A global weather pattern known as El Niño can make certain areas of the globe drier than usual or wetter than usual. This starts when warm waters in the tropics do not move westward when the warm trade winds blow as they usually do. Every few years, the waters move eastward instead, merging with other warming water and forming a large blanket of water 3 to 10 degrees warmer than usual that affects global weather patterns.
During last fall’s El Niño, Indonesia experienced extreme fires. The blazes, on the Indonesian island of Sumatra and on the Indonesian side of the island of Borneo, destroyed more than 10,000 square miles of forests. Skies over the entire area were darkened by the fires and planes were grounded because it was unsafe to fly through the haze. According to the Guardian, many of the fires were started by companies wanting to replace the rain forest with palm oil plantations.
While these fires were large scale, small fires have been burning for decades as farmers have sought to clear land to plant crops that bring in more money.

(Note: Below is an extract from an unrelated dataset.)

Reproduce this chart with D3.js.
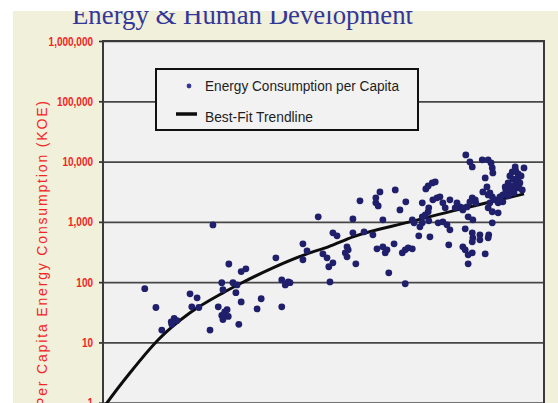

Last year was a particularly intense El Niño year. During an El Niño year, Southeast Asia is drier than normal, so last year was extremely dry. Less rain and a long fire season means fires can burn out of control.
These fires, burning down thousands of acres of rain forest, are an environmental disaster contributing to climate change, because many of the rain forests in Indonesia are carbon sinks. The World Resources Institute’s blog stated that daily emissions from the 2015 Indonesian fires exceeded those of the United States economy, surpassing 15.95 megatons of carbon dioxide daily. Gunung Palung National Park, located right next to where our partner Alam Sehat Lestari (ASRI) operates, stores the amount of carbon equivalent to a year and a half of New York City pollution. When burned, the immense amounts of carbon dioxide are released into the atmosphere, accelerating climate change.
In addition to the environmental damage, experts in public health and atmospheric modeling from Harvard and Columbia estimated that 91,600 people in Indonesia, 6,500 in Malaysia and 2,200 in Singapore may have died prematurely because of exposure to fine particle pollution from burning forests. That amount of fine particles in the atmosphere is enough to have global consequences. The amount of carbon dioxide given off in these fires was calculated by a researcher at VU University Amsterdam in the Netherlands to be higher than Germany’s total carbon dioxide emissions before the 2015 fire season had even ended.
Climate change increases fire risk by extending the fire season through longer periods of hotter weather. Drier conditions increase the likelihood that fires will burn a greater amount of land and will be harder to contain. It also means that trees and other plants may be prone to becoming fuel for fires.
At Health In Harmony, we focus our efforts on improving sustainable farming practices which can slow down climate change. Being concerned with what farmers are growing and how means less land might need to be cleared in the future. Traditional methods like slash-and-burn farming involve burning forest plots to release nutrients that allow crops to thrive, but the nutrient-boosting effect only lasts for a year or so. When the nutrients are depleted, farmers often move on to clear another plot of land. We want to keep the nutrients in the soil, so the same plot of land can be used in perpetuity. Sustainable farming techniques can do this. Health In Harmony is working in partnership with ASRI to teach farmers how to farm sustainably, using fertilizer made from natural and locally found ingredients, and growing crops in a way that helps preserve the fertility of the soil.
Fine particles in the atmosphere contribute to the greenhouse effect, a warming effect which traps heat from the sun in lower levels of the atmosphere. Dry air draws more moisture out of the soil, which in turn make dry soils more susceptible to fire. It’s a vicious cycle, meaning that there is a greater risk of fire and more dry materials for a fire to burn.